Examples: endotoxins, minor lymphocyte-stimulating determinants (Mls)
products of bacteria and viruses that activat eT cells in an Ag-nonspecific manner. Still needs APCs as Signal 2.
bind directly to select TCR β chains, activating all T cells expressing these chains, regardless of what α chain they have. This large-scale T cell activation can lead to inflammation that can cause disease, like toxic shoxk syndrome.
Helper CD4+ T cell differentiation
1-2 days after DC engagement in secondary lymph organ, naïve T cells enlarge into blast cells, and divides 2-3x /day, 4-5 days.
several possible fates:
- cytotoxic T cell - circulate to site of infection, bind and kill infected cells.
- helper T cells: secrete cytokines (auto- or paracrine) that actovate several other cell types (incl B cells, macrophages, other T cells). Some (esp those who activate B cells) stay in the lymphoid tissue. Others go to site of infection to enhance macrophages and cytotoxic cells. Required for development of B cells and CD8+ T cell memory.
Helper T cells: Type 1 and Type 2 responses
Type 1: triggered by viral and many bacterial infections. Polarize CD4+ T cells to the TH1 and TH17 subsets. Work with other immune cells (ILC1s and ILC3s) to generate cytotoxic responses.

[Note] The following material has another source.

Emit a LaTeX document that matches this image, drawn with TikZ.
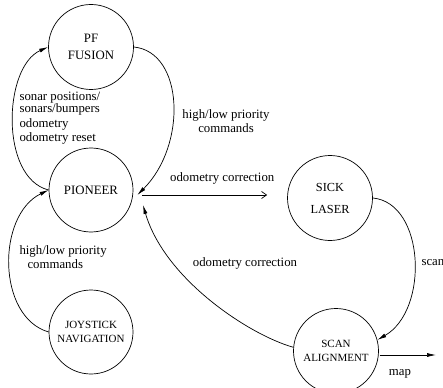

Type 2: triggered by larger parasites, incl worms, protoza, and allergens. Polarize CD4+ T cells to TH2 and TH9 helper subsets, which work with other immune cells (incl ILC2s) to generate an IgE and eosiniphilic response.
Treg
IL-2 and TGF-β
master transcriptional regulator: FoxP3
secrete IL-10 and TGF-β
function: supress immune responses.
disease: inhibits antitumor response in disease.